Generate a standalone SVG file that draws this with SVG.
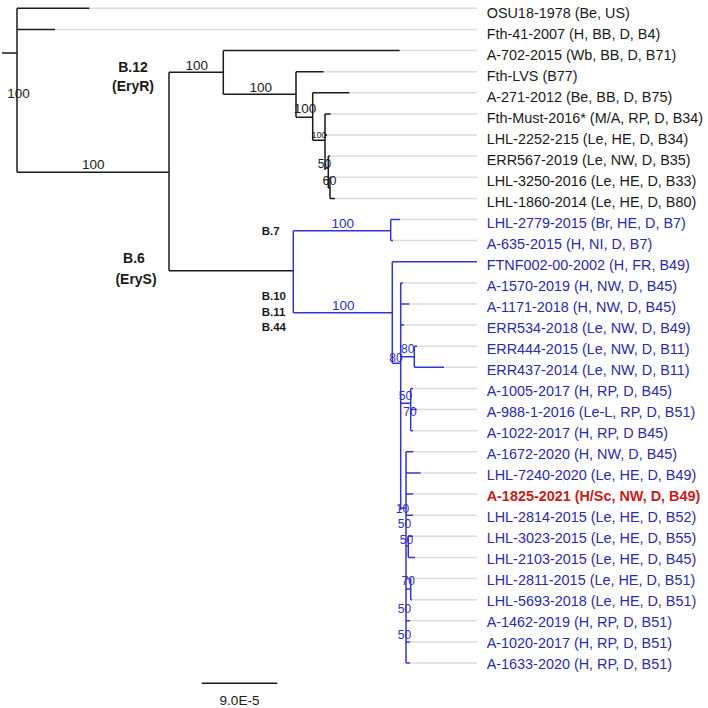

* * *

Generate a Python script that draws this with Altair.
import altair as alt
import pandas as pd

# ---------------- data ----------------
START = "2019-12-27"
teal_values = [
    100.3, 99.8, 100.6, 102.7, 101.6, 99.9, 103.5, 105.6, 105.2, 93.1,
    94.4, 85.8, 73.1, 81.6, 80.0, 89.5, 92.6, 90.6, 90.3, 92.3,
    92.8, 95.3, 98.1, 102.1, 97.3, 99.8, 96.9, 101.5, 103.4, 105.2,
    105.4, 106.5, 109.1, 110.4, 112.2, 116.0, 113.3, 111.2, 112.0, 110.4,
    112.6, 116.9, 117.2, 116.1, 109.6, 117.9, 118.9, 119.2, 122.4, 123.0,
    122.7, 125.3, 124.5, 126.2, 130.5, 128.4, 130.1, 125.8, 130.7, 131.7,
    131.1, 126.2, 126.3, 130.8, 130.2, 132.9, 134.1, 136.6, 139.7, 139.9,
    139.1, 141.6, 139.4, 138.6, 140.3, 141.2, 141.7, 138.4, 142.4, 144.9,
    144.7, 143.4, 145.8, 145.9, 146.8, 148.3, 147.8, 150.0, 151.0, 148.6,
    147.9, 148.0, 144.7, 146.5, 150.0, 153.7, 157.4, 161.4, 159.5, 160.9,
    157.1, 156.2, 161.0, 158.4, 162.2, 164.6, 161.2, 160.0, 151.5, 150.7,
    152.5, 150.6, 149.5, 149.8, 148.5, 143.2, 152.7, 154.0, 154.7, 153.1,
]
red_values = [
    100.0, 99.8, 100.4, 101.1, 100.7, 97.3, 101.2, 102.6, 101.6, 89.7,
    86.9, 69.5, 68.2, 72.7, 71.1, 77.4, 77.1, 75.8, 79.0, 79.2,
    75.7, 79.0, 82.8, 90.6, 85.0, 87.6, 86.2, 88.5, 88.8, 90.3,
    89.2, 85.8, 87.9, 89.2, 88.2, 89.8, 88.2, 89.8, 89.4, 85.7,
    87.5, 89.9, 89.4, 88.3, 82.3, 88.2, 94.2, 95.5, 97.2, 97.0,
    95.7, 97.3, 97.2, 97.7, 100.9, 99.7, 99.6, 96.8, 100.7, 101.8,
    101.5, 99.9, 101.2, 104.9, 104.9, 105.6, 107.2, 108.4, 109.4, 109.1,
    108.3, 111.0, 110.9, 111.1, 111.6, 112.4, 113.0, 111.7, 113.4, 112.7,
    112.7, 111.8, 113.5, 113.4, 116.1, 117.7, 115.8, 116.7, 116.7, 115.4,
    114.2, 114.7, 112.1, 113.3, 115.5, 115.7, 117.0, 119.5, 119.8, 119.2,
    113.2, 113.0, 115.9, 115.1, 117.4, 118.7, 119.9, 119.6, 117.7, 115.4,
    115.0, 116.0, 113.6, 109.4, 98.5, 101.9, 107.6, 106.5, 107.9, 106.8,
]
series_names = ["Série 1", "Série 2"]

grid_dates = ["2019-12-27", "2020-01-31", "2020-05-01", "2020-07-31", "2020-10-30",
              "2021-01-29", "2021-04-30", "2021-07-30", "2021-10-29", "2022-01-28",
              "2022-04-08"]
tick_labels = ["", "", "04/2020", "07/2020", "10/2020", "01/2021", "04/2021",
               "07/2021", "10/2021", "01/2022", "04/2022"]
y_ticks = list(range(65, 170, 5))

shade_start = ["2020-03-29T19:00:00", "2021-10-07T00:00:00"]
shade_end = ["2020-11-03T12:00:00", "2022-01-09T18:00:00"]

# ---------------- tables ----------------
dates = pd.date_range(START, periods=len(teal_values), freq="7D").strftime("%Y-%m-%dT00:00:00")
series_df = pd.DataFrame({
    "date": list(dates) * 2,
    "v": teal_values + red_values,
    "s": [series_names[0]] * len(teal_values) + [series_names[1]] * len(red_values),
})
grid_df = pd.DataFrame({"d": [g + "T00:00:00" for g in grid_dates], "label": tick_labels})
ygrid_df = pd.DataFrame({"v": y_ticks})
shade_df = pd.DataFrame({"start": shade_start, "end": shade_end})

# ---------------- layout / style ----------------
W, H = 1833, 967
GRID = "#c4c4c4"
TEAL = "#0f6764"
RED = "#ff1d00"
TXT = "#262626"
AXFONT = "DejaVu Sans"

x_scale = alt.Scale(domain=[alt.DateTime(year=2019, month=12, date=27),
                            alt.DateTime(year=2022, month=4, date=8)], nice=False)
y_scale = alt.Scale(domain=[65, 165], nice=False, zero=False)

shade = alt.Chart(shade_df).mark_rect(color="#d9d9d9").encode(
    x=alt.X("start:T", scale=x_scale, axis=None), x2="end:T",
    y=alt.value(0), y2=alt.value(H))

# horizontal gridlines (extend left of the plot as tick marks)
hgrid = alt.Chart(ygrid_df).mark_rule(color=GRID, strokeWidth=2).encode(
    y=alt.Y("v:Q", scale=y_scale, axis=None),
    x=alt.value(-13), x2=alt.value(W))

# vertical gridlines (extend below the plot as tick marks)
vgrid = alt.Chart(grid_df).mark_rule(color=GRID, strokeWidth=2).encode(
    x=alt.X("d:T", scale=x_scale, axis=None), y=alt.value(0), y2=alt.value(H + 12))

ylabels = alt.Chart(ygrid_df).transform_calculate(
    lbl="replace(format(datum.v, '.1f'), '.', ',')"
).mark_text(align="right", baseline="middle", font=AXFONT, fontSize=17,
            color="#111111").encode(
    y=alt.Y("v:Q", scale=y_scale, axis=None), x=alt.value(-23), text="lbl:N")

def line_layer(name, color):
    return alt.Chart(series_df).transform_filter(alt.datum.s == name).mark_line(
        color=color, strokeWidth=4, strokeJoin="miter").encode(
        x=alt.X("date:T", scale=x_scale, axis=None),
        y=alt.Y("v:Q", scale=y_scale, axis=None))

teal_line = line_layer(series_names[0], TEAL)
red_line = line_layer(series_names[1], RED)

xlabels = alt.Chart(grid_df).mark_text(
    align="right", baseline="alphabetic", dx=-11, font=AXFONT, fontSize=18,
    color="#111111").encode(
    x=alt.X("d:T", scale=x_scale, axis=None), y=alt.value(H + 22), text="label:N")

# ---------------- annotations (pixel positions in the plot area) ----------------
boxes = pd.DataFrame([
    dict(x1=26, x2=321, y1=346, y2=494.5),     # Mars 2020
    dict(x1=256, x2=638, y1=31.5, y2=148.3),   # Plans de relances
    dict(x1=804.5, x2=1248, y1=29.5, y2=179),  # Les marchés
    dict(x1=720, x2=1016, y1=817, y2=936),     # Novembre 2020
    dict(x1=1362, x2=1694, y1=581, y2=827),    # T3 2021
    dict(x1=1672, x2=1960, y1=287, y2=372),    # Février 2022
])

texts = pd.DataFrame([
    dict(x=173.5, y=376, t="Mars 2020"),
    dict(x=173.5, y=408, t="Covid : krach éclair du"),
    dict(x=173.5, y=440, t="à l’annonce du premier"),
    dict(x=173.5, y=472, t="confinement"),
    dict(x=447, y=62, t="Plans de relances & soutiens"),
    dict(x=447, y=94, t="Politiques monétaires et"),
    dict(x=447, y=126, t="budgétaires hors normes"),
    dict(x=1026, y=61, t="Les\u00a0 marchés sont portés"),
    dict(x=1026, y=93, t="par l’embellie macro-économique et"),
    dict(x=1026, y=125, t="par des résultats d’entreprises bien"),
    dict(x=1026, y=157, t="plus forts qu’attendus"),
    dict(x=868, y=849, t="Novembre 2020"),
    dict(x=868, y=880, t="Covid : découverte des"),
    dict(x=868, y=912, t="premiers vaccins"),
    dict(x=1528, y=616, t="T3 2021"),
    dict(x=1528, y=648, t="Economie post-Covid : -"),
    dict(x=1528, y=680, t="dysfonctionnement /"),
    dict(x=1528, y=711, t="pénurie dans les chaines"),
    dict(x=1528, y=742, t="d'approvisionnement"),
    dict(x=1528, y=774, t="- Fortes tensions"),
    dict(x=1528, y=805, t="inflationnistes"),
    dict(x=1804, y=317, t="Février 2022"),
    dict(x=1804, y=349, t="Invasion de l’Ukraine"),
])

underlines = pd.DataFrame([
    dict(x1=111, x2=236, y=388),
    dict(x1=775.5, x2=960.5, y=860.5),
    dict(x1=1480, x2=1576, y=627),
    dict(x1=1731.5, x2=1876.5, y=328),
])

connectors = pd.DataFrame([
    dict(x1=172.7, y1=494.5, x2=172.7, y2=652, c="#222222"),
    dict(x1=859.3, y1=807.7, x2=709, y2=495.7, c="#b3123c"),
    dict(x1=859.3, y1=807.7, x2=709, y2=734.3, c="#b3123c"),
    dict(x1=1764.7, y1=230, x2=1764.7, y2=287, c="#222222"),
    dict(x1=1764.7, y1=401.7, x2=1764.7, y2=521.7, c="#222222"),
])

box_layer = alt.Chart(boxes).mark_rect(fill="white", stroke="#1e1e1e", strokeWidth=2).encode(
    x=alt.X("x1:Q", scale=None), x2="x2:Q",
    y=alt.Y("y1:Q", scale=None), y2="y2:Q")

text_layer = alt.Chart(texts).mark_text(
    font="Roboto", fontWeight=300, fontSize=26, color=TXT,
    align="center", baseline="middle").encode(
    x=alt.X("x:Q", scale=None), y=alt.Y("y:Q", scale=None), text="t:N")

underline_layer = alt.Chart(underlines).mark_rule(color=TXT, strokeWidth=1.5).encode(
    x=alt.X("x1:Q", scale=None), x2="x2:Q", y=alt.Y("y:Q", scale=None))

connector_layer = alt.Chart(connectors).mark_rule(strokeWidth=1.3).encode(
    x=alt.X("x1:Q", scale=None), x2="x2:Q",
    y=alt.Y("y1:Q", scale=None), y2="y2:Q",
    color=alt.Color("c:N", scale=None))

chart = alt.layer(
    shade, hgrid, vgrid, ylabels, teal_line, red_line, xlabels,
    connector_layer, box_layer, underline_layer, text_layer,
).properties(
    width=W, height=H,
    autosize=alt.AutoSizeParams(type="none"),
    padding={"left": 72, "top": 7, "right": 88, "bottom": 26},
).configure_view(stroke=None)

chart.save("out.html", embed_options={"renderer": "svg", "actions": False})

== TASK DETAILS ==
Exactly the lines from the line with "Generate a Python" to the line with "import pandas as pd", both included, are to be extracted, and no others.

== EXERCISE RESPONSE ==
Generate a Python script that draws this with Altair.
import altair as alt
import pandas as pd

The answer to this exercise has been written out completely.